Finney, Wesley and others

Before I go into more detail on what we are seeing and hearing in the counties of Fermanagh and Tyrone, let me talk about “revival”.

Forty years ago I studied and read the books on the lives of Charles Finney, John Wesley, Evan Roberts, and about the 1859 revival in Ireland. I had already spent four years on the mission field and God called me back to my home church in Fermanagh that was not preaching the Gospel and where there was neither hunger nor evidence of spiritual life at the time. He called me to pray for this part of Northern Ireland where the 1859 revival had not reached.
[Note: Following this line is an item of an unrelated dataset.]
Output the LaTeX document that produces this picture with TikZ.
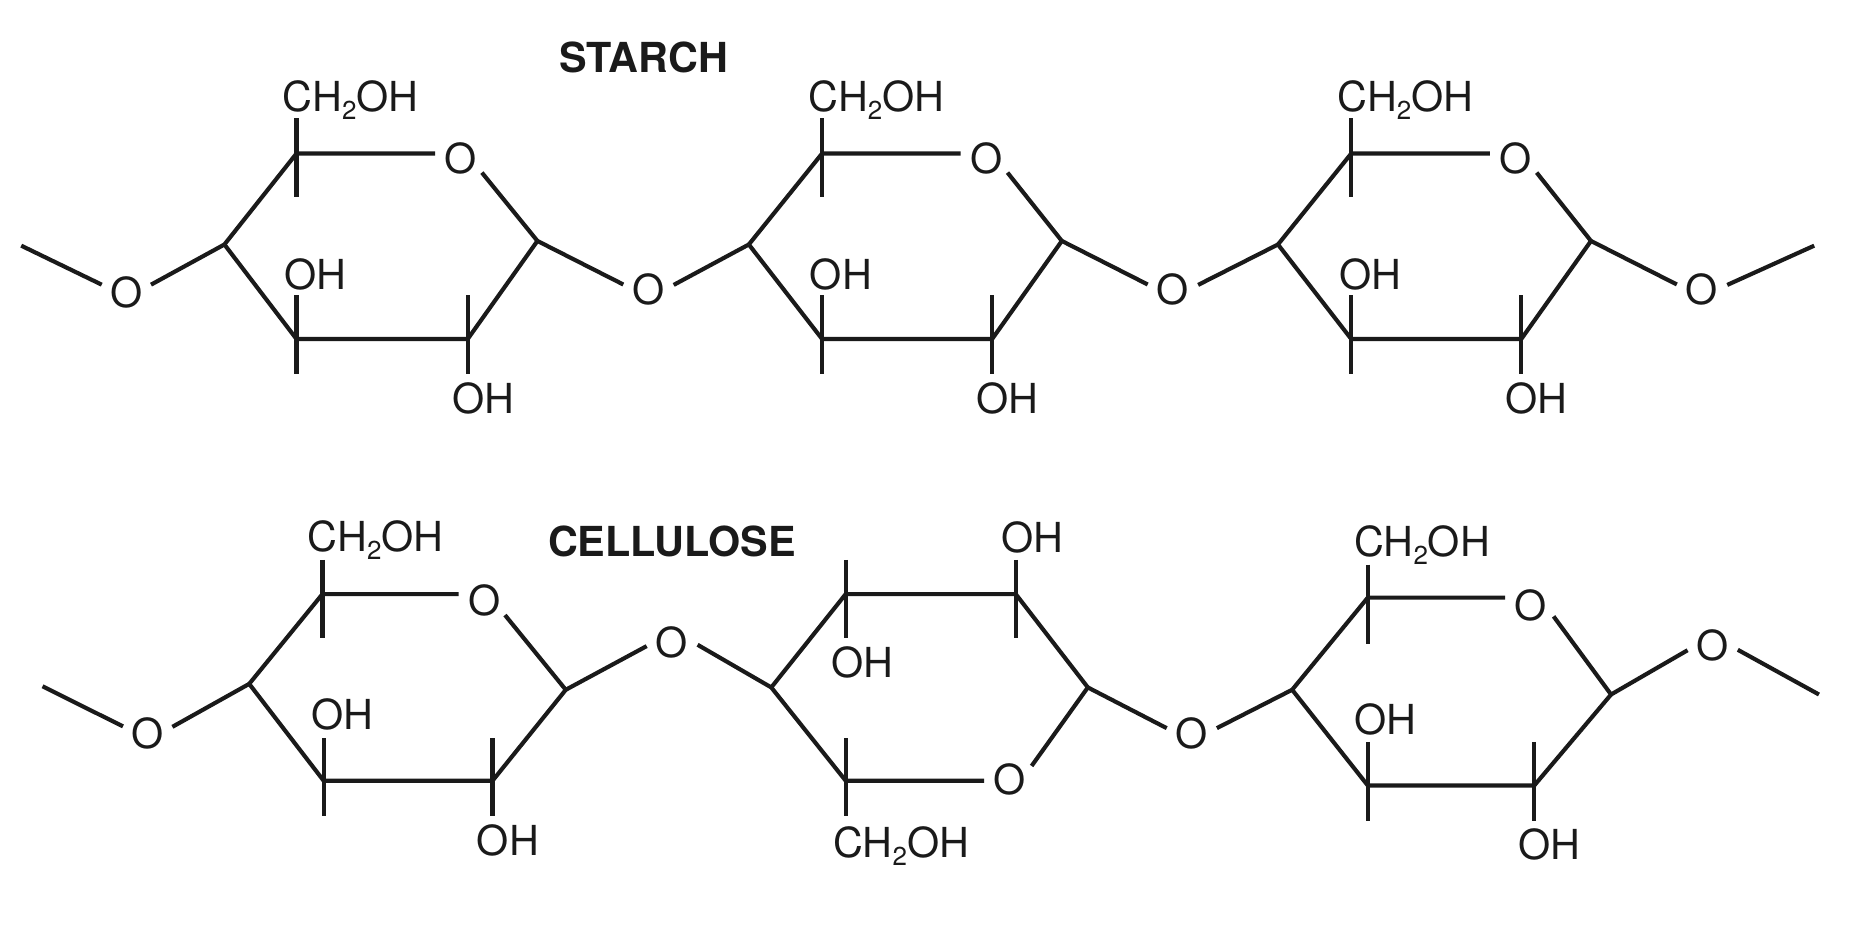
\documentclass[tikz,border=0pt]{standalone}
\usepackage{fontspec}
\setmainfont{TeX Gyre Heros}
\newcommand{\chtwo}{CH\raisebox{-7pt}{\fontsize{22}{22}\selectfont 2}OH}
\definecolor{ink}{HTML}{1A1A1A}
\tikzset{
  bond/.style={draw=ink,line width=3.5pt},
  atom/.style={circle,inner sep=0pt,minimum size=43pt,text=ink,text height=26pt,text depth=0pt,xshift=1pt},
  group/.style={inner sep=0pt,text=ink,text height=26pt,text depth=0pt,xshift=1pt},
  heading/.style={group,font=\fontsize{35}{40}\selectfont\bfseries}
}
\begin{document}
\begin{tikzpicture}[x=1pt,y=-1pt,every node/.append style={font=\fontsize{35}{40}\selectfont}]
\useasboundingbox (0,0) rectangle (1568,786.5);
\node[heading] (starch) at (544,48) {STARCH};
\node[heading] (cellulose) at (568,458) {CELLULOSE};
% starch, first ring
\coordinate (sa1) at (251,130); \coordinate (sb1) at (455,204); \coordinate (sc1) at (396,287);
\coordinate (sd1) at (251,287); \coordinate (se1) at (190,207); \coordinate (send1) at (18,208);
\node[atom] (so1) at (389,134) {O};
\node[atom] (sl1) at (106,247) {O};
\node[atom] (sl2) at (548,245) {O};
\node[group] (sch1) at (296,81) {\chtwo};
\node[group] (soh1) at (266,232) {OH};
\node[group] (soh2) at (408,337) {OH};
\draw[bond] (send1) -- (sl1.164); \draw[bond] (sl1.16) -- (se1);
\draw[bond] (se1) -- (sa1) -- (sa1 -| so1.west); \draw[bond] (so1.-34) -- (sb1);
\draw[bond] (sb1) -- (sc1) -- (sd1) -- (se1); \draw[bond] (sb1) -- (sl2.169);
\draw[bond] (sa1) ++(0,-30) -- ++(0,67);
\draw[bond] (sd1) ++(0,-37) -- ++(0,67);
\draw[bond] (sc1) ++(0,-37) -- ++(0,67);
% starch, second ring
\coordinate (sa2) at (696,130); \coordinate (sb2) at (899,204); \coordinate (sc2) at (840,287);
\coordinate (sd2) at (696,287); \coordinate (se2) at (634,207);
\node[atom] (so2) at (834,134) {O};
\node[atom] (sl3) at (992,245) {O};
\node[group] (sch2) at (741,81) {\chtwo};
\node[group] (soh3) at (711,232) {OH};
\node[group] (soh4) at (852,337) {OH};
\draw[bond] (sl2.10) -- (se2);
\draw[bond] (se2) -- (sa2) -- (sa2 -| so2.west); \draw[bond] (so2.-34) -- (sb2);
\draw[bond] (sb2) -- (sc2) -- (sd2) -- (se2); \draw[bond] (sb2) -- (sl3.169);
\draw[bond] (sa2) ++(0,-30) -- ++(0,67);
\draw[bond] (sd2) ++(0,-37) -- ++(0,67);
\draw[bond] (sc2) ++(0,-37) -- ++(0,67);
% starch, third ring
\coordinate (sa3) at (1144,130); \coordinate (sb3) at (1347,204); \coordinate (sc3) at (1288,287);
\coordinate (sd3) at (1144,287); \coordinate (se3) at (1082,207); \coordinate (send2) at (1536,208);
\node[atom] (so3) at (1282,134) {O};
\node[atom] (sl4) at (1440,245) {O};
\node[group] (sch3) at (1189,81) {\chtwo};
\node[group] (soh5) at (1159,232) {OH};
\node[group] (soh6) at (1300,337) {OH};
\draw[bond] (sl3.10) -- (se3);
\draw[bond] (se3) -- (sa3) -- (sa3 -| so3.west); \draw[bond] (so3.-34) -- (sb3);
\draw[bond] (sb3) -- (sc3) -- (sd3) -- (se3); \draw[bond] (sb3) -- (sl4.169); \draw[bond] (sl4.10) -- (send2);
\draw[bond] (sa3) ++(0,-30) -- ++(0,67);
\draw[bond] (sd3) ++(0,-37) -- ++(0,67);
\draw[bond] (sc3) ++(0,-37) -- ++(0,67);
% cellulose, first ring
\coordinate (ca1) at (273,503); \coordinate (cb1) at (479,584); \coordinate (cc1) at (417,661);
\coordinate (cd1) at (274,661); \coordinate (ce1) at (211,579); \coordinate (cend1) at (36,581);
\node[atom] (co1) at (409,508) {O};
\node[atom] (cl1) at (124,621) {O};
\node[atom] (cl2) at (568,544) {O};
\node[group] (cch1) at (317,454) {\chtwo};
\node[group] (coh1) at (289,605) {OH};
\node[group] (coh2) at (429,711) {OH};
\draw[bond] (cend1) -- (cl1.164); \draw[bond] (cl1.15) -- (ce1);
\draw[bond] (ce1) -- (ca1) -- (ca1 -| co1.west); \draw[bond] (co1.-36) -- (cb1);
\draw[bond] (cb1) -- (cc1) -- (cd1) -- (ce1); \draw[bond] (cb1) -- (cl2.188);
\draw[bond] (ca1) ++(0,-29) -- ++(0,66);
\draw[bond] (cd1) ++(0,-36) -- ++(0,66);
\draw[bond] (cc1) ++(0,-36) -- ++(0,66);
% cellulose, second ring (flipped)
\coordinate (ca2) at (716,503); \coordinate (cf2) at (860,503); \coordinate (cb2) at (921,582);
\coordinate (cd2) at (716,661); \coordinate (ce2) at (653,582);
\node[atom] (co2) at (854,660) {O};
\node[atom] (cl3) at (1008,621) {O};
\node[group] (coh3) at (873,455) {OH};
\node[group] (coh4) at (729,561) {OH};
\node[group] (cch2) at (762,713) {\chtwo};
\draw[bond] (cl2.-5) -- (ce2);
\draw[bond] (ce2) -- (ca2) -- (cf2) -- (cb2); \draw[bond] (cb2) -- (co2.32);
\draw[bond] (co2.west |- cd2) -- (cd2) -- (ce2); \draw[bond] (cb2) -- (cl3.168);
\draw[bond] (ca2) ++(0,-29) -- ++(0,66);
\draw[bond] (cf2) ++(0,-29) -- ++(0,66);
\draw[bond] (cd2) ++(0,-36) -- ++(0,66);
% cellulose, third ring
\coordinate (ca3) at (1158,506); \coordinate (cb3) at (1364,588); \coordinate (cc3) at (1299,665);
\coordinate (cd3) at (1158,665); \coordinate (ce3) at (1094,584); \coordinate (cend2) at (1540,588);
\node[atom] (co3) at (1295,512) {O};
\node[atom] (cl4) at (1449,546) {O};
\node[group] (cch3) at (1203,458) {\chtwo};
\node[group] (coh5) at (1172,609) {OH};
\node[group] (coh6) at (1311,715) {OH};
\draw[bond] (cl3.12) -- (ce3);
\draw[bond] (ce3) -- (ca3) -- (ca3 -| co3.west); \draw[bond] (co3.-27) -- (cb3);
\draw[bond] (cb3) -- (cc3) -- (cd3) -- (ce3); \draw[bond] (cb3) -- (cl4.192); \draw[bond] (cl4.-11) -- (cend2);
\draw[bond] (ca3) ++(0,-28) -- ++(0,67);
\draw[bond] (cd3) ++(0,-37) -- ++(0,67);
\draw[bond] (cc3) ++(0,-37) -- ++(0,67);
\end{tikzpicture}
\end{document}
It was dry … dead and very ‘crusty’.

I read those accounts of the moves of God through the early revivalists, and my heart was hungry, on fire with a passion that God would “do it here”. I prayed day after day and often in the night when the Spirit of God would wake me with a burden about the church or people in it and for the surrounding villages where my family lived at the time.

I read of people hearing Finney preach and how they would “fall down”, “cry out”, “weep” and “bellow” as the conviction of the Spirit of God came upon his audience. I read of George Whitefield preaching in the open air to thousands up and down England and Wales and in the USA, and how churches were visited by the power of God with people crying out and weeping. I read of Finney reaching up to 500,000 people, who came to Christ under his ministry.
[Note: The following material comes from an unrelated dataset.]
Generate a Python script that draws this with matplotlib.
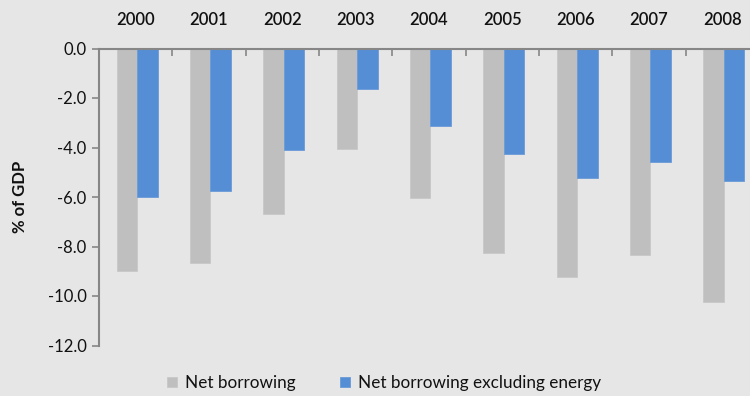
import matplotlib
matplotlib.use("Agg")
import matplotlib.pyplot as plt
import numpy as np
from matplotlib.ticker import FixedLocator, FormatStrFormatter

plt.rcParams['font.family'] = ['Lato', 'DejaVu Sans']

years = ["2000", "2001", "2002", "2003", "2004", "2005", "2006", "2007", "2008"]
net_borrowing = [-9.0, -8.65, -6.7, -4.05, -6.05, -8.25, -9.22, -8.36, -10.26]
net_borrowing_ex_energy = [-6.0, -5.77, -4.1, -1.64, -3.12, -4.28, -5.25, -4.57, -5.37]
yticks = [0.0, -2.0, -4.0, -6.0, -8.0, -10.0, -12.0]

bg = "#e6e6e6"
gray = "#bfbfbf"
blue = "#558ed5"
axis_col = "#868686"

fig = plt.figure(figsize=(7.5, 3.96), dpi=100, facecolor=bg)
ax = fig.add_axes([99 / 750, 50.5 / 396, 660 / 750, 297 / 396])
ax.set_facecolor(bg)

x = np.arange(len(years))
w = 0.28
ax.bar(x - w / 2 + 0.02, net_borrowing, width=w, color=gray, edgecolor="#c8c8c8",
       linewidth=0.6, label="Net borrowing", zorder=2)
ax.bar(x + w / 2 + 0.02, net_borrowing_ex_energy, width=w, color=blue, edgecolor="#6a9bd8",
       linewidth=0.6, label="Net borrowing excluding energy", zorder=2)

ax.set_xlim(-0.5, len(years) - 0.5)
ax.set_ylim(-12, 0)

# categories on top, separator ticks pointing into the plot
ax.xaxis.set_ticks_position("top")
ax.set_xticks(x)
ax.set_xticklabels(years, fontsize=12, fontweight="semibold", color="#111111")
ax.tick_params(axis="x", which="major", length=0, pad=14.5)
ax.xaxis.set_minor_locator(FixedLocator(np.arange(0.5, len(years) - 0.5, 1.0)))
ax.tick_params(axis="x", which="minor", direction="in", length=5, width=1.2,
               color=axis_col, top=True, bottom=False)

ax.set_yticks(yticks)
ax.yaxis.set_major_formatter(FormatStrFormatter("%.1f"))
ax.tick_params(axis="y", direction="out", length=5, width=1.2, color=axis_col,
               labelsize=12, labelcolor="#111111", pad=4)

for side in ("bottom", "right"):
    ax.spines[side].set_visible(False)
for side in ("top", "left"):
    ax.spines[side].set_color(axis_col)
    ax.spines[side].set_linewidth(1.5)

ax.set_ylabel("% of GDP", fontsize=12, fontweight="bold", color="#111111", labelpad=14)

leg = fig.legend(loc="center", bbox_to_anchor=(384 / 750, 1 - 383 / 396), ncol=2,
                 frameon=False, fontsize=12.3, handlelength=0.6, handleheight=0.6,
                 handletextpad=0.45, columnspacing=2.6)
for t in leg.get_texts():
    t.set_color("#111111")

fig.savefig("out.png", dpi=100, facecolor=bg)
On one occasion Finney went to a cotton mill in New York State and a worker in there made fun of him. The noise of the machinery was so great Finney could not preach. He merely looked at the woman laughing at him with much “burden of soul” and the woman was so upset that a thread broke in her hands. Soon she was overcome by the Spirit of God as were other workers in the factory. As literally hundreds of workers came under conviction and wept, the owner of the factory ordered that the mills be shut down as it was “more important that souls be saved than the factory run”. Finney had not yet preached! They allowed him to preach to all the staff in a big room when the machines were turned off and a powerful meeting ensued with every worker being saved within the factory within days … 3,000 workers!

In other moves of God there are stories of people driving into towns where revivals were taking place, and, just entering town they would come under the conviction of the Spirit of God, pull over and seek God, and then go into town to find churches where they could find peace with God.

Many of these revivals would experience unusual and outstanding moves of God that would cause people to cry out, weep, wail and howl as if in pain, which of course they were, as they were experiencing the realisation of their lost condition and saw their state before God. People would often fall over. Some would be unconscious for hours. Others even for days.